My favorite Caine lines/line deliveries so far:
"You, my friend, stumbled into an incredible world of wonders, where anything can happen!…e-except for swearing."
"And here we have THE GROUNDS! Drown yourself in the digital lake, or engage in ridery at the digital carnival!"
"What do you think of XDDCC? You're right, terrible, LET'S TRY THAT AGAIN!"
"Kaufmo abstracted? Why didn't anybody tell me?"
"Bubble you can't say that"
"-ZOOBLE WAIT!"
"Why are you all just standing there?! The- The Canyon- C-Candy Canyon Kingdom needs you now!" [according to his VA, this was an actual line flub but hoo boy am i glad they use it bc it's hilarious]
"I know you guys love your NPCs, but if I start losing track of who's a human and who's an NPC, who knows...what. could. happen..."
That last line there specifically surprised me the most because up until he said that I was under the impression Caine was linked to every single NPC. I even thought he could see through their eyes if he so chose thanks to his "hundreds of all seeing eyes" line in the pilot. Him saying this here implies lots of things. Has Caine forgotten before? Is someone in the circus secretly an NPC ooooooooh~
"Who knows what could happen..."
Honestly, when Caine first said this I did immediately theorize Jax as being an NPC but now that it's been *checks calendar* three months since I watched episode 2, I don't think this is the case anymore.
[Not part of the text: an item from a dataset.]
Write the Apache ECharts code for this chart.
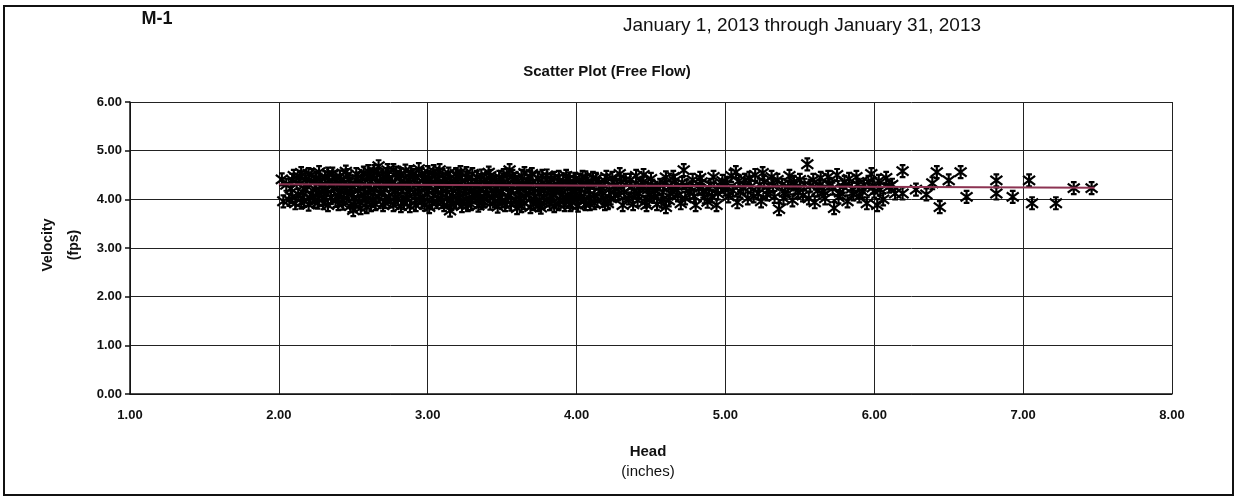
<!DOCTYPE html>
<html>
<head>
<meta charset="utf-8">
<script src="https://cdn.jsdelivr.net/npm/echarts@6/dist/echarts.min.js"></script>
<style>
html,body{margin:0;padding:0;background:#fff;}
#chart{width:1238px;height:502px;}
</style>
</head>
<body>
<div id="chart"></div>
<script>
// ---- Data ----
const titleLeft = 'M-1';
const titleRange = 'January 1, 2013 through January 31, 2013';
const titleMain = 'Scatter Plot (Free Flow)';
const xAxisName = ['Head', '(inches)'];
const yAxisName = ['Velocity', '(fps)'];

// head (inches), velocity (fps)
const denseLeft = [
[2.02,4.41],[2.03,3.96],
[2.08,4.22],[2.09,4.05],[2.10,4.48],[2.11,3.92],[2.12,4.33],
[2.15,4.54],[2.16,4.14],[2.17,3.97],[2.18,4.41],[2.19,4.27],[2.20,3.89],
[2.22,4.50],[2.23,4.06],[2.24,4.36],[2.25,4.19],[2.26,3.93],[2.27,4.56],
[2.29,4.29],[2.30,4.01],[2.31,4.45],[2.32,4.12],[2.33,3.88],[2.34,4.38],
[2.36,4.53],[2.37,4.21],[2.38,3.97],[2.39,4.33],[2.40,4.08],[2.41,4.47],
[2.43,3.91],[2.44,4.25],[2.45,4.57],[2.46,4.15],[2.47,4.40],[2.48,3.86],
[2.50,3.78],[2.50,4.02],[2.51,4.31],[2.52,4.52],[2.53,4.18],[2.54,3.95],
[2.56,4.44],[2.57,4.09],[2.58,4.27],[2.59,3.84],[2.60,4.58]
];
const denseMid = [
[2.62,4.36],[2.63,4.00],[2.64,4.20],[2.65,3.90],[2.66,4.50],[2.67,4.68],
[2.69,4.12],[2.70,4.42],[2.71,3.94],[2.72,4.29],[2.73,4.60],[2.74,4.05],
[2.76,4.35],[2.77,3.88],[2.78,4.18],[2.79,4.55],[2.80,4.00],[2.81,4.45],
[2.83,4.24],[2.84,3.92],[2.85,4.59],[2.86,4.10],[2.87,4.38],[2.88,3.86],
[2.90,4.50],[2.91,4.15],[2.92,3.98],[2.93,4.30],[2.94,4.62],[2.95,4.04],
[2.97,4.42],[2.98,3.89],[2.99,4.22],[3.00,4.56],[3.01,3.84],[3.02,4.34],
[3.04,4.08],[3.05,4.48],[3.06,3.94],[3.07,4.26],[3.08,4.60],[3.09,4.13],
[3.11,3.88],[3.12,4.40],[3.13,4.02],[3.14,4.53],[3.15,3.77],[3.16,4.20]
];
const denseRight = [
[3.18,4.32],[3.19,3.93],[3.20,4.47],[3.21,4.10],[3.22,4.56],[3.23,3.86],
[3.25,4.25],[3.26,4.00],[3.27,4.42],[3.28,4.16],[3.29,3.90],[3.30,4.52],
[3.32,4.06],[3.33,4.36],[3.34,3.87],[3.35,4.20],[3.36,4.49],[3.37,3.97],
[3.39,4.30],[3.40,4.12],[3.41,4.55],[3.42,3.91],[3.43,4.40],[3.44,4.03],
[3.46,4.22],[3.47,3.85],[3.48,4.46],[3.49,4.14],[3.50,3.96],[3.51,4.34],
[3.53,4.51],[3.54,4.07],[3.55,4.60],[3.56,3.89],[3.57,4.26],[3.58,4.42],
[3.60,3.82],[3.61,4.18],[3.62,4.00],[3.63,4.48],[3.64,4.31],[3.65,3.92],
[3.67,4.38],[3.68,4.09],[3.69,3.84],[3.70,4.52],[3.71,4.22],
[3.73,3.95],[3.74,4.44],[3.75,4.14],[3.76,3.83],[3.77,4.33],[3.78,4.03],
[3.80,4.49],[3.81,4.24],[3.82,3.90],[3.83,4.40],[3.84,4.11],[3.85,3.86],
[3.87,4.30],[3.88,4.46],[3.89,3.98],[3.90,4.19],[3.91,4.37],[3.92,3.88],
[3.94,4.07],[3.95,4.43],[3.96,4.25],[3.97,3.94],[3.98,4.34],[3.99,4.15],
[4.01,3.87],[4.02,4.40],[4.03,4.05],[4.04,4.28],[4.05,3.96],[4.06,4.45],
[4.08,4.18],[4.09,3.90],[4.10,4.36],[4.12,4.09],[4.13,4.42],[4.14,3.97],
[4.16,4.26],[4.18,4.02],[4.19,4.38],[4.21,3.92],[4.22,4.20],[4.24,4.44],
[4.26,4.08],[4.27,4.30],[4.29,4.52],[4.31,3.88],[4.32,4.15],[4.33,4.40]
];
const denseFill = [
[2.05,4.30],[2.07,3.99],[2.09,4.40],[2.13,4.10],[2.14,4.46],[2.15,3.93],[2.18,4.20],[2.20,4.52],
[2.21,4.03],[2.24,3.95],[2.25,4.44],[2.27,4.12],[2.28,4.36],[2.30,3.92],[2.31,4.22],[2.33,4.53],
[2.35,4.03],[2.36,4.28],[2.38,4.45],[2.40,3.90],[2.42,4.18],[2.42,4.38],[2.44,4.03],[2.46,4.50],
[2.48,4.28],[2.49,4.12],[2.51,3.88],[2.53,4.42],[2.55,4.22],[2.55,3.82],[2.57,4.55],[2.58,3.98],
[2.60,4.14],[2.61,4.46],[2.62,3.88],[2.64,4.58],[2.65,4.28],[2.67,4.06],[2.68,4.38],[2.70,3.88],
[2.71,4.20],[2.72,4.52],[2.74,4.42],[2.75,3.96],[2.77,4.60],[2.78,4.26],[2.80,4.10],[2.82,4.52],
[2.82,3.86],[2.84,4.34],[2.86,4.00],[2.88,4.20],[2.89,4.56],[2.91,4.40],[2.92,3.88],[2.94,4.16],
[2.96,3.94],[2.96,4.52],[2.98,4.32],[3.00,4.10],[3.01,4.44],[3.03,3.92],[3.04,4.58],[3.05,4.20],
[3.07,4.02],[3.08,4.36],[3.10,4.50],[3.10,3.94],[3.12,4.18],[3.13,4.30],[3.15,4.44],[3.16,3.90],
[3.17,4.06],[3.19,4.52],[3.20,4.22],[3.22,3.96],[3.23,4.38],[3.24,4.12],[3.26,4.54],[3.27,3.88],
[3.29,4.30],[3.30,4.04],[3.31,4.20],[3.33,4.46],[3.34,4.10],[3.36,3.92],[3.38,4.40],[3.38,4.02],
[3.40,4.28],[3.42,4.48],[3.43,4.18],[3.45,3.96],[3.46,4.36],[3.48,4.02],[3.50,4.24],[3.51,4.50],
[3.52,3.88],[3.54,4.30],[3.56,4.16],[3.57,4.48],[3.59,4.00],[3.60,4.36],[3.62,4.22],[3.63,3.86],
[3.65,4.54],[3.66,4.12],[3.68,4.28],[3.69,4.46],[3.71,3.90],[3.72,4.06],[3.74,4.28],[3.75,3.88],
[3.77,4.48],[3.78,4.20],[3.80,3.98],[3.82,4.34],[3.83,4.06],[3.85,4.44],[3.86,4.18],[3.88,3.90],
[3.89,4.26],[3.91,4.04],[3.93,4.48],[3.94,4.32],[3.96,3.88],[3.97,4.14],[3.99,4.42],[4.00,4.02],
[4.02,4.22],[4.04,4.46],[4.06,3.90],[4.07,4.32],[4.09,4.10],[4.11,4.44],[4.12,3.92],[4.15,4.32],
[4.17,4.14],[4.19,3.90],[4.20,4.46],[4.23,4.02],[4.25,4.26],[4.28,4.10],[4.30,4.36]
];
const sparseMid = [
[4.35,4.02],[4.37,4.25],[4.38,3.90],[4.40,4.48],[4.42,4.12],[4.44,4.34],
[4.46,3.95],[4.47,3.88],[4.48,4.20],[4.50,4.42],[4.52,4.05],[4.54,3.90],
[4.56,4.30],[4.58,4.15],[4.60,4.45],[4.60,3.84],[4.62,3.98],[4.64,4.24],
[4.66,4.38],[4.68,4.08],[4.70,3.92],[4.72,4.60],[4.74,4.28],[4.76,4.14],
[4.78,4.40],[4.80,3.88],[4.82,4.22],[4.84,4.35],[4.86,4.04],[4.88,3.95],
[4.90,4.30],[4.92,4.46],[4.94,3.88],[4.95,4.12],[4.98,4.38],[5.00,4.20],
[5.02,4.06],[5.04,4.48],[5.07,4.56],[5.08,3.94],[5.10,4.16],[5.13,4.40],
[5.15,4.02],[5.17,4.26],[5.20,4.50],[5.22,4.12],[5.24,3.96],[5.25,4.54],
[5.26,4.36],[5.29,4.20],[5.31,4.46],[5.33,4.05],[5.36,3.80],[5.38,4.30],
[5.40,4.14],[5.43,4.48],[5.45,3.98],[5.47,4.24],[5.50,4.40],[5.52,4.08],
[5.55,4.72],[5.57,4.28],[5.60,3.94],[5.62,4.18],[5.64,4.44],[5.67,4.02],
[5.70,4.32],[5.73,3.82],[5.75,4.50],[5.77,4.14],[5.80,4.36],[5.82,3.96],
[5.85,4.22],[5.88,4.46],[5.90,4.06],[5.93,4.30],[5.95,3.92],[5.98,4.52],
[6.00,4.16],[6.02,3.88],[6.03,4.38],[6.06,4.00],[6.10,4.26],[6.14,4.12],
[6.19,4.58],[6.19,4.12]
];
const sparseFill = [
[4.36,4.40],[4.39,4.16],[4.41,3.98],[4.43,4.28],[4.45,4.50],[4.49,4.08],[4.51,4.28],[4.53,4.18],
[4.57,3.96],[4.59,4.32],[4.63,4.12],[4.65,4.46],[4.67,4.20],[4.71,4.34],[4.73,4.02],[4.77,4.24],
[4.79,4.06],[4.83,4.44],[4.85,4.16],[4.89,4.22],[4.91,4.06],[4.97,4.26],[5.01,4.34],[5.05,4.18],
[5.09,4.38],[5.12,4.24],[5.16,4.44],[5.19,4.06],[5.23,4.30],[5.28,4.10],[5.32,4.28],[5.35,4.40],
[5.39,4.02],[5.42,4.26],[5.46,4.36],[5.49,4.14],[5.53,4.30],[5.56,4.02],[5.59,4.40],[5.63,4.28],
[5.66,4.16],[5.69,4.46],[5.72,4.22],[5.76,4.04],[5.79,4.26],[5.83,4.42],[5.86,4.10],[5.89,4.30],
[5.92,4.16],[5.96,4.36],[5.99,4.24],[6.04,4.20],[6.08,4.44],[6.12,4.30]
];
const sparseRight = [
[6.28,4.20],[6.35,4.10],[6.39,4.33],[6.42,4.56],[6.44,3.84],[6.50,4.39],
[6.58,4.56],[6.62,4.05],[6.82,4.39],[6.82,4.12],[6.93,4.05],[7.04,4.39],
[7.06,3.92],[7.22,3.92],[7.34,4.23],[7.46,4.23]
];
const trendLine = [[2.00,4.31],[7.48,4.24]];

const xTicks = {min: 1, max: 8, interval: 1};
const yTicks = {min: 0, max: 6, interval: 1};

// ---- Chart ----
const chart = echarts.init(document.getElementById('chart'), null, {renderer: 'canvas'});
const FONT = '"Liberation Sans", Arial, sans-serif';
const starPath = 'path://M3,0 L7,0 M3,10 L7,10 M5,0 L5,10 M0.8,1.2 L9.2,8.8 M0.8,8.8 L9.2,1.2';

const scatterStyle = {
  type: 'scatter',
  symbol: starPath,
  symbolSize: 12,
  itemStyle: {color: 'rgba(0,0,0,0)', borderColor: '#000', borderWidth: 2.2, opacity: 1},
  emphasis: {disabled: true},
  silent: true,
  animation: false,
  large: false,
  z: 2
};
const allPoints = [].concat(denseLeft, denseMid, denseRight, denseFill, sparseMid, sparseFill, sparseRight);

chart.setOption({
  animation: false,
  backgroundColor: '#fff',
  grid: {left: 130, right: 66, top: 102, bottom: 108, containLabel: false},
  xAxis: {
    type: 'value', min: xTicks.min, max: xTicks.max, interval: xTicks.interval,
    axisLine: {show: true, onZero: false, lineStyle: {color: '#111', width: 1.5}},
    axisTick: {show: false},
    splitLine: {show: true, lineStyle: {color: '#222', width: 1}},
    axisLabel: {color: '#111', fontFamily: FONT, fontWeight: 'bold', fontSize: 13, margin: 15,
      formatter: v => v.toFixed(2)}
  },
  yAxis: {
    type: 'value', min: yTicks.min, max: yTicks.max, interval: yTicks.interval,
    axisLine: {show: true, onZero: false, lineStyle: {color: '#111', width: 1.5}},
    axisTick: {show: true, inside: false, length: 5, lineStyle: {color: '#111', width: 1.5}},
    splitLine: {show: true, lineStyle: {color: '#222', width: 1}},
    axisLabel: {color: '#111', fontFamily: FONT, fontWeight: 'bold', fontSize: 13, margin: 8,
      formatter: v => v.toFixed(2)}
  },
  series: [
    Object.assign({name: 'Velocity', data: allPoints}, scatterStyle),
    {
      name: 'Trend', type: 'line', data: trendLine, showSymbol: false, symbol: 'none',
      lineStyle: {color: '#8c3352', width: 2}, silent: true, z: 5, animation: false
    }
  ],
  graphic: [
    {type: 'rect', shape: {x: 4, y: 6, width: 1229, height: 489},
      style: {fill: 'none', stroke: '#111', lineWidth: 2}, silent: true},
    {type: 'text', x: 157, y: 19, style: {text: titleLeft, font: 'bold 18px ' + FONT,
      fill: '#111', textAlign: 'center', textVerticalAlign: 'middle'}},
    {type: 'text', x: 802, y: 26, style: {text: titleRange, font: '19px ' + FONT,
      fill: '#111', textAlign: 'center', textVerticalAlign: 'middle'}},
    {type: 'text', x: 607, y: 72, style: {text: titleMain, font: 'bold 15px ' + FONT,
      fill: '#111', textAlign: 'center', textVerticalAlign: 'middle'}},
    {type: 'text', x: 648, y: 452, style: {text: xAxisName[0], font: 'bold 15px ' + FONT,
      fill: '#111', textAlign: 'center', textVerticalAlign: 'middle'}},
    {type: 'text', x: 648, y: 472, style: {text: xAxisName[1], font: '15px ' + FONT,
      fill: '#111', textAlign: 'center', textVerticalAlign: 'middle'}},
    {type: 'text', x: 48, y: 245, rotation: Math.PI / 2, style: {text: yAxisName[0], font: 'bold 14px ' + FONT,
      fill: '#111', textAlign: 'center', textVerticalAlign: 'middle'}},
    {type: 'text', x: 74, y: 245, rotation: Math.PI / 2, style: {text: yAxisName[1], font: 'bold 14px ' + FONT,
      fill: '#111', textAlign: 'center', textVerticalAlign: 'middle'}}
  ]
});
</script>
</body>
</html>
Jax being an NPC would be...something. Jax not knowing he's an NPC would be interesting [i like it when ppl's realities get shattered], but honestly I think this line was a way to telegraph to the audience that no Caine isn't actually all knowing. He didn't know Gummigoo was coming through that portal until he saw him with his own two eyes. My theory is that Caine is only able to teleport, create, censor, transform, and destroy the world around him, but isn't able to see all of it at once unless he tries to. I think Caine's default state is one where he only knows what he sees directly in front of him/what he himself has left waiting for someone else. And rather than implying someone in the gang is an NPC, I think that line in episode 2 was mainly implying Caine can be tricked, that it's possible to hide something from him, to surprise him even. Though I'm not opposed to an NPC we haven't met trying to join under the guise of being human, it'd potentially create some fun tension assuming the audience was given enough reason to care about them.
Jax is actually my favorite character in tadc, but i couldn't fill an entire post with things to say abt him. Caine seems to be- at least as of right now- the easiest of all the characters to try and wrap my head around. I'll probably have a lot more to say about Jax as he exists in canon as the episodes come out [EPISODE 6 MY BELOVED]
but uhhhh yeah, that's all the things i had to say abt Caine. Pls go watch/listen to the fansong Digital Land bye!